--- start ---

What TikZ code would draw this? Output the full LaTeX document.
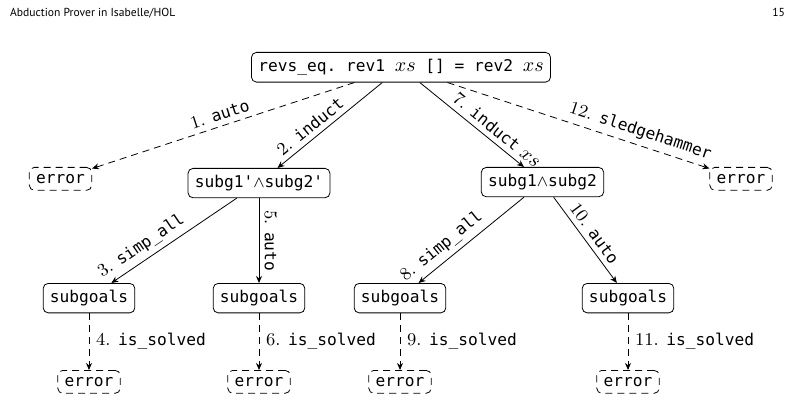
\documentclass[tikz,border=0pt]{standalone}
\usepackage{fontspec}
\setmonofont{DejaVu Sans Mono}
\newfontfamily\headfont{PT Sans}
\usetikzlibrary{arrows.meta}

\newcommand{\vxs}{{\fontsize{9.6}{10}\selectfont$xs$}}
\newcommand{\tacl}[2]{{\fontsize{9}{10}\selectfont #1.} \texttt{#2}}

\begin{document}
\begin{tikzpicture}[x=0.5pt,y=-0.5pt,>={Stealth[length=3.5pt,width=3pt]},font=\fontsize{8.1}{10}\selectfont]
		\tikzstyle{goal}=[draw,rounded corners=2.5pt,inner sep=3.4pt,anchor=north,font=\fontsize{8.1}{10}\selectfont\ttfamily]
		\tikzstyle{fail}=[goal,dash pattern=on 3.5pt off 2.5pt]
		\tikzstyle{try}=[dash pattern=on 3.5pt off 2.5pt]
		\tikzstyle{tac}=[sloped,above,inner sep=2.5pt]

		\useasboundingbox (0,0) rectangle (801,400);

		\node[anchor=base west,font=\headfont\fontsize{5.8}{7}\selectfont](title) at (3,17){Abduction Prover in Isabelle/HOL};
		\node[anchor=base east,font=\headfont\fontsize{5.8}{7}\selectfont](page) at (792,17){15};

		\node[goal](root) at (401,52){revs\_eq. rev1 \vxs{} [] = rev2 \vxs};

		\node[fail](e0) at (60.5,167){error};
		\node[goal](s1) at (259,168){subg1'$\wedge$subg2'};
		\node[goal](s2) at (542.5,167){subg1$\wedge$subg2};
		\node[fail](e5) at (741,167){error};

		\node[goal](g1) at (89,283){subgoals};
		\node[goal](g2) at (259,283){subgoals};
		\node[goal](g3) at (400,283){subgoals};
		\node[goal](g4) at (628,283){subgoals};

		\node[fail](e1) at (89,370){error};
		\node[fail](e2) at (259,370){error};
		\node[fail](e3) at (400,370){error};
		\node[fail](e4) at (628,370){error};

		\draw[->,try] (root) -- node[tac,pos=.5]{\tacl{1}{auto}} (e0);
		\draw[->] (root) -- node[tac,pos=.62]{\tacl{2}{induct}} (s1);
		\draw[->] (root) -- node[tac,pos=.67]{\tacl{7}{induct} \vxs} (s2);
		\draw[->,try] (root) -- node[tac,pos=.72]{\tacl{12}{sledgehammer}} (e5);

		\draw[->] (s1) -- node[tac,pos=.7]{\tacl{3}{simp\_all}} (g1);
		\draw[->] (s1) -- node[tac,pos=.5]{\tacl{5}{auto}} (g2);
		\draw[->] (s2) -- node[tac,pos=.7]{\tacl{8}{simp\_all}} (g3);
		\draw[->] (s2) -- node[tac,pos=.5]{\tacl{10}{auto}} (g4);

		\draw[->,try] (g1) -- node[right]{\tacl{4}{is\_solved}} (e1);
		\draw[->,try] (g2) -- node[right]{\tacl{6}{is\_solved}} (e2);
		\draw[->,try] (g3) -- node[right]{\tacl{9}{is\_solved}} (e3);
		\draw[->,try] (g4) -- node[right]{\tacl{11}{is\_solved}} (e4);
\end{tikzpicture}
\end{document}
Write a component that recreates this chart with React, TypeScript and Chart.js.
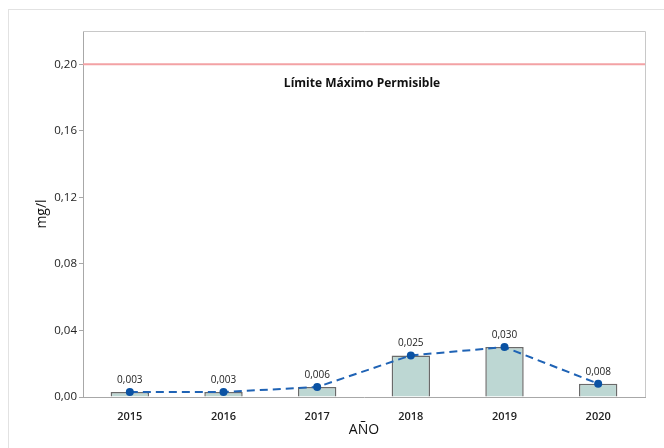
import React, { useEffect, useRef } from "react";
import { Chart, registerables } from "chart.js";

Chart.register(...registerables);

const years = ["2015", "2016", "2017", "2018", "2019", "2020"];
const values = [0.003, 0.003, 0.006, 0.025, 0.03, 0.008];
const valueLabels = ["0,003", "0,003", "0,006", "0,025", "0,030", "0,008"];
const limitValue = 0.2;
const limitLabel = "Límite Máximo Permisible";
const yTicks = [0, 0.04, 0.08, 0.12, 0.16, 0.2];

const FONT = "'Open Sans', 'Noto Sans', sans-serif";

const fmt = (v: number) => v.toFixed(2).replace(".", ",");

const overlay = {
  id: "overlay",
  beforeDatasetsDraw(chart: any) {
    const { ctx, chartArea, scales } = chart;
    const y = scales.y.getPixelForValue(limitValue);
    ctx.save();
    ctx.strokeStyle = "#c8c8c8";
    ctx.lineWidth = 1;
    ctx.beginPath();
    ctx.moveTo(chartArea.left, chartArea.top + 0.5);
    ctx.lineTo(chartArea.right + 0.5, chartArea.top + 0.5);
    ctx.lineTo(chartArea.right + 0.5, chartArea.bottom);
    ctx.stroke();
    ctx.strokeStyle = "#f3a2a5";
    ctx.lineWidth = 2;
    ctx.beginPath();
    ctx.moveTo(chartArea.left, y);
    ctx.lineTo(chartArea.right, y);
    ctx.stroke();
    ctx.fillStyle = "#111";
    ctx.font = `bold 12px ${FONT}`;
    ctx.textAlign = "center";
    ctx.textBaseline = "middle";
    ctx.fillText(limitLabel, (chartArea.left + chartArea.right) / 2 - 2, y + 19);
    ctx.restore();
  },
  afterDatasetsDraw(chart: any) {
    const { ctx } = chart;
    const meta = chart.getDatasetMeta(1);
    ctx.save();
    ctx.fillStyle = "#222";
    ctx.font = `10px ${FONT}`;
    ctx.textAlign = "center";
    ctx.textBaseline = "middle";
    meta.data.forEach((pt: any, i: number) => {
      ctx.fillText(valueLabels[i], pt.x, pt.y - 12);
    });
    ctx.restore();
  },
};

export default function App() {
  const ref = useRef<HTMLCanvasElement>(null);
  useEffect(() => {
    if (!ref.current) return;
    const chart = new Chart(ref.current, {
      type: "bar",
      data: {
        labels: years,
        datasets: [
          {
            type: "bar",
            data: values,
            backgroundColor: "#bdd7d3",
            borderColor: "#6a6a6a",
            borderWidth: 1.5,
            barPercentage: 0.41,
            categoryPercentage: 1,
            order: 2,
          },
          {
            type: "line",
            data: values,
            borderColor: "#1f63b5",
            borderWidth: 2,
            borderDash: [8, 5],
            pointRadius: 4,
            pointBackgroundColor: "#0a52a3",
            pointBorderColor: "#0a52a3",
            pointBorderWidth: 0,
            fill: false,
            tension: 0,
            order: 1,
          },
        ] as any,
      },
      options: {
        animation: false,
        responsive: false,
        maintainAspectRatio: false,
        layout: { padding: { left: 0, right: 19, top: 31, bottom: 0 } },
        plugins: { legend: { display: false }, tooltip: { enabled: false } },
        scales: {
          x: {
            grid: { display: false },
            border: { display: true, color: "#a8a8a8", width: 1 },
            ticks: { color: "#222", font: { family: FONT, size: 11, weight: "600" }, padding: 5 },
            title: {
              display: true,
              text: "AÑO",
              color: "#111",
              font: { family: FONT, size: 14 },
              padding: { top: 0, bottom: 9.6 },
            },
            afterFit(scale: any) {
              scale.height = 51;
            },
          },
          y: {
            min: 0,
            max: 0.22,
            afterBuildTicks(scale: any) {
              scale.ticks = yTicks.map((v) => ({ value: v }));
            },
            grid: { drawOnChartArea: false, drawTicks: true, tickLength: 4, color: "#a8a8a8" },
            border: { display: true, color: "#a8a8a8", width: 1 },
            ticks: {
              color: "#222",
              font: { family: FONT, size: 11.5 },
              padding: 2,
              callback: (v: any) => fmt(Number(v)),
            },
            title: {
              display: true,
              text: "mg/l",
              color: "#111",
              font: { family: FONT, size: 14 },
              padding: { top: 33.6, bottom: 0 },
            },
            afterFit(scale: any) {
              scale.width = 83;
            },
          },
        },
      } as any,
      plugins: [overlay],
    });
    return () => chart.destroy();
  }, []);
  return (
    <div style={{ position: "fixed", left: 0, top: 0, width: 664, height: 448, background: "#fff", overflow: "hidden" }}>
      <div
        style={{
          position: "absolute",
          left: 8,
          top: 9,
          width: 720,
          height: 500,
          border: "1px solid #e2e2e2",
          boxSizing: "border-box",
        }}
      />
      <canvas ref={ref} width={664} height={448} style={{ position: "absolute", left: 0, top: 0, width: 664, height: 448 }} />
    </div>
  );
}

--- end ---

Exercise aim: Starting at the line containing "Write a component" and stopping after the line containing "const fmt = (v: number)", give the lines again exactly and leave out every image.

Exercise result:
Write a component that recreates this chart with React, TypeScript and Chart.js.
import React, { useEffect, useRef } from "react";
import { Chart, registerables } from "chart.js";

Chart.register(...registerables);

const years = ["2015", "2016", "2017", "2018", "2019", "2020"];
const values = [0.003, 0.003, 0.006, 0.025, 0.03, 0.008];
const valueLabels = ["0,003", "0,003", "0,006", "0,025", "0,030", "0,008"];
const limitValue = 0.2;
const limitLabel = "Límite Máximo Permisible";
const yTicks = [0, 0.04, 0.08, 0.12, 0.16, 0.2];

const FONT = "'Open Sans', 'Noto Sans', sans-serif";

const fmt = (v: number) => v.toFixed(2).replace(".", ",");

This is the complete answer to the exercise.